# Some Keesha pics



## marie73 (Jul 12, 2006)

She's home tonight with her new family, but before she left, this was her new favorite spot:











Nothing like a good book to help you sleep (and judging by the Kleenex, it was a tear-jerker):












Enjoying my new electric blanket:


----------



## doodlebug (May 13, 2006)

Awww....well I'm glad you have some good memories of her time with you. And since she went to a friend, at least you can visit her. Hope you're not feeling too sad....


----------



## marie73 (Jul 12, 2006)

Are you kidding? I cried like a baby!


----------



## doodlebug (May 13, 2006)

Well I figured that, but I was trying to be a little positive....


----------



## MikePageKY (Aug 24, 2005)

Awww, I love the book pic, she looks so sweet.


----------



## marie73 (Jul 12, 2006)

Thanks! She's so loving and she's going to a great home, someone that I work with. She was actually glad I cried when I gave Keesha to her. She said she knew she was getting a special cat who was loved. :luv


----------



## DesnBaby (Apr 18, 2004)

Too bad you had to give her up  , but at least she's going to a good home  . Cute pictures! :wink:


----------



## marie73 (Jul 12, 2006)

Looking forward to new Holly pics is helping me!


----------



## Lisa 216 (Oct 25, 2004)

Marie, what happened with Keesha? I didn't know you were giving her up  I'm sorry to hear this   

Did I miss the story in another thread?


----------



## marie73 (Jul 12, 2006)

lymekaps said:


> Marie, what happened with Keesha? I didn't know you were giving her up  I'm sorry to hear this
> 
> Did I miss the story in another thread?

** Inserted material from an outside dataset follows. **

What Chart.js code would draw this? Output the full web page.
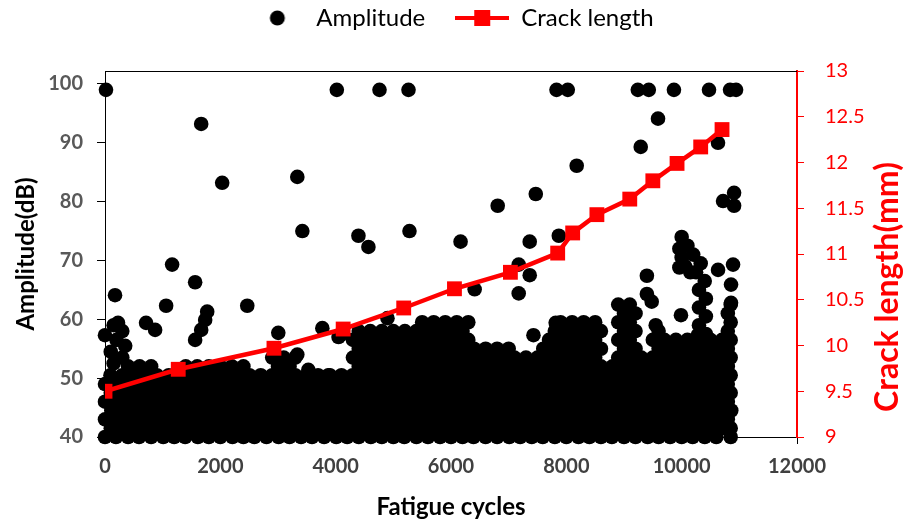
<!DOCTYPE html>
<html>
<head>
<meta charset="utf-8">
<script src="https://cdn.jsdelivr.net/npm/chart.js@4.4.1/dist/chart.umd.min.js"></script>
<style>
  html, body { margin: 0; padding: 0; background: #fff; }
  #wrap { width: 904px; height: 524px; }
</style>
</head>
<body>
<div id="wrap"><canvas id="grafica" width="904" height="524"></canvas></div>
<script>
// ejes
const cycleTicks = [0, 2000, 4000, 6000, 8000, 10000, 12000];
const ampTicks = [40, 50, 60, 70, 80, 90, 100];
const crackTicks = [9, 9.5, 10, 10.5, 11, 11.5, 12, 12.5, 13];

// longitud de grieta (mm) vs ciclos
const crackCycles = [0, 1270, 2930, 4130, 5180, 6060, 7030, 7850, 8110, 8530, 9100, 9500, 9920, 10330, 10700];
const crackLength = [9.50, 9.74, 9.97, 10.18, 10.41, 10.62, 10.80, 11.01, 11.23, 11.43, 11.60, 11.80, 11.99, 12.17, 12.36];

// amplitud: la nube densa, fila por fila (ciclos de cada golpe en ese nivel de dB)
const amp40 = [0,190,400,590,800,1010,1200,1390,1610,1800,2000,2210,2400,2590,2800,3010,3200,3400,3590,3800,4010,4200,4400,4610,4800,5000,5190,5400,5600,5810,6000,6200,6390,6600,6800,7010,7200,7400,7590,7800,8000,8210,8400,8600,8790,9000,9200,9410,9600,9800,10000,10190,10400,10600,10850];
const amp41_5 = [100,300,490,700,910,1100,1300,1500,1700,1900,2110,2300,2500,2700,2900,3100,3310,3500,3700,3900,4100,4300,4510,4700,4900,5100,5300,5500,5700,5900,6110,6300,6500,6700,6900,7100,7300,7500,7700,7900,8100,8300,8500,8700,8900,9100,9300,9500,9710,9900,10100,10300,10500,10700,10850];
const amp43 = [0,210,400,600,790,1000,1210,1400,1600,1790,2000,2200,2410,2600,2800,3000,3190,3400,3610,3800,4000,4190,4400,4600,4790,5000,5210,5400,5590,5800,6010,6200,6400,6610,6800,7000,7190,7400,7610,7800,7990,8200,8400,8610,8800,9000,9190,9400,9600,9810,10000,10210,10400,10590,10800];
const amp44_5 = [110,300,500,690,900,1100,1290,1500,1710,1900,2100,2290,2500,2710,2900,3090,3300,3500,3710,3900,4100,4310,4500,4690,4900,5110,5300,5490,5700,5910,6100,6300,6490,6700,6910,7100,7300,7510,7700,7890,8100,8300,8490,8700,8910,9100,9290,9500,9700,9890,10100,10310,10500,10700,10860];
const amp46 = [0,200,410,600,800,990,1200,1410,1600,1800,2010,2200,2390,2600,2810,3000,3200,3390,3600,3810,4000,4200,4390,4600,4810,5000,5200,5410,5600,5790,6000,6210,6400,6590,6800,7010,7200,7390,7600,7800,8010,8200,8390,8600,8800,9010,9200,9390,9600,9800,10010,10200,10390,10600,10800];
const amp47_5 = [100,290,500,710,900,1090,1300,1500,1690,1900,2100,2310,2500,2690,2900,3110,3300,3490,3700,3900,4090,4300,4500,4710,4900,5090,5300,5500,5690,5900,6100,6290,6500,6700,6890,7100,7310,7500,7690,7900,8100,8290,8500,8710,8900,9090,9300,9510,9700,9900,10090,10300,10510,10700,10850];
const amp49 = [0,205,400,595,800,1005,1200,1400,1595,1800,2005,2200,2400,2605,2800,2995,3200,3405,3600,3800,4005,4200,4400,4595,4800,5005,5200,5400,5605,5800,5995,6200,6405,6600,6800,6995,7200,7400,7605,7800,8000,8195,8400,8600,8805,9000,9200,9405,9600,9795,10000,10200,10405,10600,10800];
const amp50_5 = [95,300,505,700,900,1105,1300,1495,1700,1900,2095,2300,2505,2700,2900,3105,3300,3500,3695,3900,4100,4295,4500,4700,4905,5100,5300,5505,5700,5895,6100,6300,6505,6700,6900,7095,7300,7500,7705,7900,8100,8305,8500,8700,8895,9100,9300,9505,9700,9900,10105,10300,10500,10695,10850];
const amp52 = [400,600,800,1400,1600,1800,2000,2200,2400,3000,3200,4400,4600,4800,5000,5200,5400,5600,5800,6000,6200,6400,6600,6800,7000,7200,7400,7600,7800,8000,8200,8400,8600,8800,9000,9200,9400,9600,9800,10000,10200,10400,10600,10800];
const amp53_5 = [2900,3100,3300,4300,4500,4700,4900,5100,5300,5500,5700,5900,6100,6300,6500,6700,6900,7100,7300,7500,7700,7900,8100,8300,8500,8900,9100,9300,9500,9700,9900,10100,10300,10500,10700,10850];
const amp55 = [4400,4600,4800,5000,5200,5400,5600,5800,6000,6200,6400,6600,6800,7000,7600,7800,8000,8200,8400,8600,9000,9200,9600,9800,10000,10200,10400,10600,10800];
const amp56_5 = [4300,4500,4700,4900,5100,5300,5500,5700,5900,6100,6300,7700,7900,8100,8300,8500,8900,9100,9500,9700,9900,10100,10300,10500,10700,10850];
const amp58 = [4400,4600,4800,5000,5200,5400,5600,5800,6000,6200,7800,8000,8200,8400,8600,9000,9200,9600,10800];
const amp59_5 = [5500,5700,5900,6100,6300,7900,8100,8300,8500,8900,9100,10850];
const amp61 = [9000,9200,10800];
const amp62_5 = [8900,9100,10850];

// columnas y grupos sueltos [ciclos, dB]
const ampColumns = [[150,59],[300,58],[200,56.5],[350,55.5],[100,54.5],[300,53.5],[150,52.5],
  [10300,56],[10420,57.5],[10300,59],[10420,60.5],[10300,62],[10420,63.5],[10300,65],[10400,66.5],
  [10250,68],[10330,69.5],[10200,71],[10100,72.5],[10000,74],[9960,72],[10000,70.5],[10060,69],[10150,68],[9960,68.8]];

// golpes aislados [ciclos, dB]
const ampPeaks = [[17,99],[4020,99],[4760,99],[5263,99],[7830,99],[8025,99],[9240,99],[9430,99],[9866,99],[10474,99],[10839,99],[10943,99],
  [1668,93.2],[9590,94.1],[10630,90],[9290,89.3],[8180,86.1],[3335,84.2],[2032,83.2],[7470,81.3],[10909,81.5],[10718,80.1],[10909,79.3],
  [6810,79.3],[3422,75],[5280,75],[4395,74.2],[7870,74.2],[4568,72.3],[6166,73.2],[7365,73.2],[1164,69.3],[7174,69.3],[10891,69.3],
  [7365,67.5],[1563,66.3],[9397,67.4],[10631,68.4],[6410,65.1],[7174,64.4],[9397,64.3],[174,64.1],[10856,65.9],[10856,62.8],
  [1060,62.3],[2467,62.3],[9480,63],[1772,61.3],[1737,59.9],[1668,58.2],[1563,56.5],[712,59.4],[869,58.2],[226,59.4],[0,57.3],
  [3005,57.7],[3769,58.5],[4082,57.3],[4050,57],[4898,60.2],[9988,60.7],[7815,59.4],[7430,57.3],[9550,59],[10280,57.3],
  [3335,54],[3526,51.4],[3873,50.5]];

const ampRows = [[40, amp40], [41.5, amp41_5], [43, amp43], [44.5, amp44_5], [46, amp46], [47.5, amp47_5],
                 [49, amp49], [50.5, amp50_5], [52, amp52], [53.5, amp53_5], [55, amp55], [56.5, amp56_5],
                 [58, amp58], [59.5, amp59_5], [61, amp61], [62.5, amp62_5]];

const amplitudePoints = ampRows.flatMap(([db, xs]) => xs.map(x => ({ x: x, y: db })))
  .concat(ampColumns.map(p => ({ x: p[0], y: p[1] })))
  .concat(ampPeaks.map(p => ({ x: p[0], y: p[1] })));
const crackPoints = crackCycles.map((c, i) => ({ x: c, y: crackLength[i] }));

const ROJO = '#ff0000';
const tituloCrack = 'Crack length(mm)';

// iconos de la leyenda
function icono(dibujar) {
  const cv = document.createElement('canvas');
  cv.width = 54; cv.height = 18;
  dibujar(cv.getContext('2d'));
  return cv;
}
const iconoAmp = icono(c => { c.fillStyle = '#000'; c.beginPath(); c.arc(27, 9, 7.5, 0, Math.PI * 2); c.fill(); });
const iconoCrack = icono(c => {
  c.strokeStyle = ROJO; c.lineWidth = 4; c.beginPath(); c.moveTo(0, 9); c.lineTo(54, 9); c.stroke();
  c.fillStyle = ROJO; c.fillRect(19, 1, 16, 16);
});

// la leyenda ocupa algo mas de alto y se dibuja arriba del todo
const ajusteLeyenda = {
  id: 'ajusteLeyenda',
  beforeInit(chart) {
    const fitOriginal = chart.legend.fit;
    chart.legend.fit = function () { fitOriginal.bind(chart.legend)(); this.height += 7; };
  },
  afterLayout(chart) {
    chart.legend.top -= 24;
    chart.legend.bottom -= 24;
  }
};

const bordeSuperior = {
  id: 'bordeSuperior',
  beforeDatasetsDraw(chart) {
    const { ctx, chartArea } = chart;
    ctx.save();
    ctx.strokeStyle = '#000'; ctx.lineWidth = 1;
    ctx.beginPath();
    ctx.moveTo(chartArea.left, chartArea.top + 0.5);
    ctx.lineTo(chartArea.right, chartArea.top + 0.5);
    ctx.stroke();
    ctx.restore();
  }
};

const tituloDerecho = {
  id: 'tituloDerecho',
  afterDraw(chart) {
    const { ctx, chartArea } = chart;
    const escala = chart.scales.y1;
    ctx.save();
    ctx.translate(escala.right - 16, (chartArea.top + chartArea.bottom) / 2 + 33);
    ctx.rotate(-Math.PI / 2);
    ctx.font = 'bold 32px Lato';
    ctx.fillStyle = ROJO;
    ctx.textAlign = 'center';
    ctx.textBaseline = 'middle';
    ctx.fillText(tituloCrack, 0, 0);
    ctx.restore();
  }
};

Chart.defaults.font.family = 'Lato';

new Chart(document.getElementById('grafica'), {
  type: 'scatter',
  data: {
    datasets: [
      {
        label: 'Amplitude',
        data: amplitudePoints,
        yAxisID: 'y',
        order: 2,
        pointRadius: 7.3,
        pointHoverRadius: 7.3,
        pointBackgroundColor: '#000',
        pointBorderWidth: 0,
        clip: false
      },
      {
        label: 'Crack length',
        data: crackPoints,
        yAxisID: 'y1',
        order: 1,
        showLine: true,
        borderColor: ROJO,
        borderWidth: 4.5,
        pointStyle: 'rect',
        pointRadius: 10.5,
        pointBackgroundColor: ROJO,
        pointBorderColor: ROJO,
        pointBorderWidth: 0
      }
    ]
  },
  options: {
    responsive: false,
    animation: false,
    devicePixelRatio: 1,
    layout: { padding: 0 },
    plugins: {
      tooltip: { enabled: false },
      legend: {
        position: 'top',
        labels: {
          usePointStyle: true,
          pointStyleWidth: 54,
          padding: 30,
          color: '#000',
          font: { size: 24 },
          sort: (a, b) => a.datasetIndex - b.datasetIndex,
          generateLabels(chart) {
            const items = Chart.defaults.plugins.legend.labels.generateLabels(chart);
            items.forEach(it => { it.pointStyle = it.datasetIndex === 0 ? iconoAmp : iconoCrack; });
            return items;
          }
        }
      }
    },
    scales: {
      x: {
        type: 'linear',
        min: 0, max: 12000,
        afterBuildTicks: s => { s.ticks = cycleTicks.map(v => ({ value: v })); },
        afterFit: s => { s.height = 87; },
        grid: { drawOnChartArea: false, color: '#000', tickLength: 7 },
        border: { color: '#000', width: 1 },
        ticks: {
          color: '#404040', padding: 11,
          font: { size: 20, weight: 'bold' },
          callback: v => String(v)
        },
        title: { display: true, text: 'Fatigue cycles', color: '#000', font: { size: 24, weight: 'bold', lineHeight: 1 }, padding: { top: 0, bottom: 5 } }
      },
      y: {
        position: 'left',
        min: 40, max: 102.2,
        afterBuildTicks: s => { s.ticks = ampTicks.map(v => ({ value: v })); },
        afterFit: s => { s.width = 105; },
        grid: { drawOnChartArea: false, color: '#000', tickLength: 8 },
        border: { color: '#000', width: 1 },
        ticks: { color: '#595959', padding: 14, font: { size: 20, weight: 'bold' } },
        title: { display: true, text: 'Amplitude(dB)', color: '#000', font: { size: 24, weight: 'bold', lineHeight: 1 }, padding: { top: 14, bottom: 0 } }
      },
      y1: {
        position: 'right',
        min: 9, max: 13,
        afterBuildTicks: s => { s.ticks = crackTicks.map(v => ({ value: v })); },
        afterFit: s => { s.width = 107; },
        grid: { drawOnChartArea: false, color: ROJO, tickLength: 7 },
        border: { color: ROJO, width: 2 },
        ticks: { color: ROJO, padding: 21, font: { size: 20 }, callback: v => String(v) }
      }
    }
  },
  plugins: [ajusteLeyenda, bordeSuperior, tituloDerecho]
});
</script>
</body>
</html>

Haven't really talked about it very much (too sad), lots of things going on, I have to move now, but she has a great new home as of last night where she can be the only cat, which seemed to be her preference.


----------



## Lisa 216 (Oct 25, 2004)

I'm sorry, Marie. I'm sure this has been hard for you (((hugs)))

I hope Keesha is happy in her new home. I'm glad you were able to find a good home for her. Good luck with the move also :wink:


----------



## marie73 (Jul 12, 2006)

Thanks, Lisa. Keesha was already snuggling with her new owner last night and purring like a panther! (I'm a little jealous she got over me that quickly!) :?


----------



## Paw Prints (Apr 1, 2005)

Oh no..I didn't know she was getting a new home either. I'm sorry.  



> (I'm a little jealous she got over me that quickly!)


I honestly think she was trying to tell you "look, I am happy here, too. Don't feel bad about this."


----------



## marie73 (Jul 12, 2006)

Yes, I'm really glad. Her new owner (staff) is already smitten!


----------



## Heather102180 (Nov 19, 2003)

Glad she likes her new owners! Sorry to hear you had to give away your little Panther but I know you found a great home for her! :wink:


----------



## marie73 (Jul 12, 2006)

Heather102180 said:


> Sorry to hear you had to give away your little Panther...


She called me first thing and said she remembered me telling her how loud Keesha purrs, "but good grief" -- she loves it, too! It just caught her off guard waking up to it.


----------



## kitkat (Sep 22, 2003)

Sorry to hear you had to give her up. At least she went to someone you knew and can visit her once in awhile and get updates :wink:


----------



## Lori (Jun 8, 2003)

Maybe the loud purring is a black cat thing, Velvet has a V8 engine too.  

So sorry to hear you had to give her up, Marie. ((hug))


----------



## marie73 (Jul 12, 2006)

Thanks guys!

This is the email she just sent me before going home:

_*YEA !! I have someone to go home to ... I am so excited ... 

Thank you so much for this wonderful gift !!*_


----------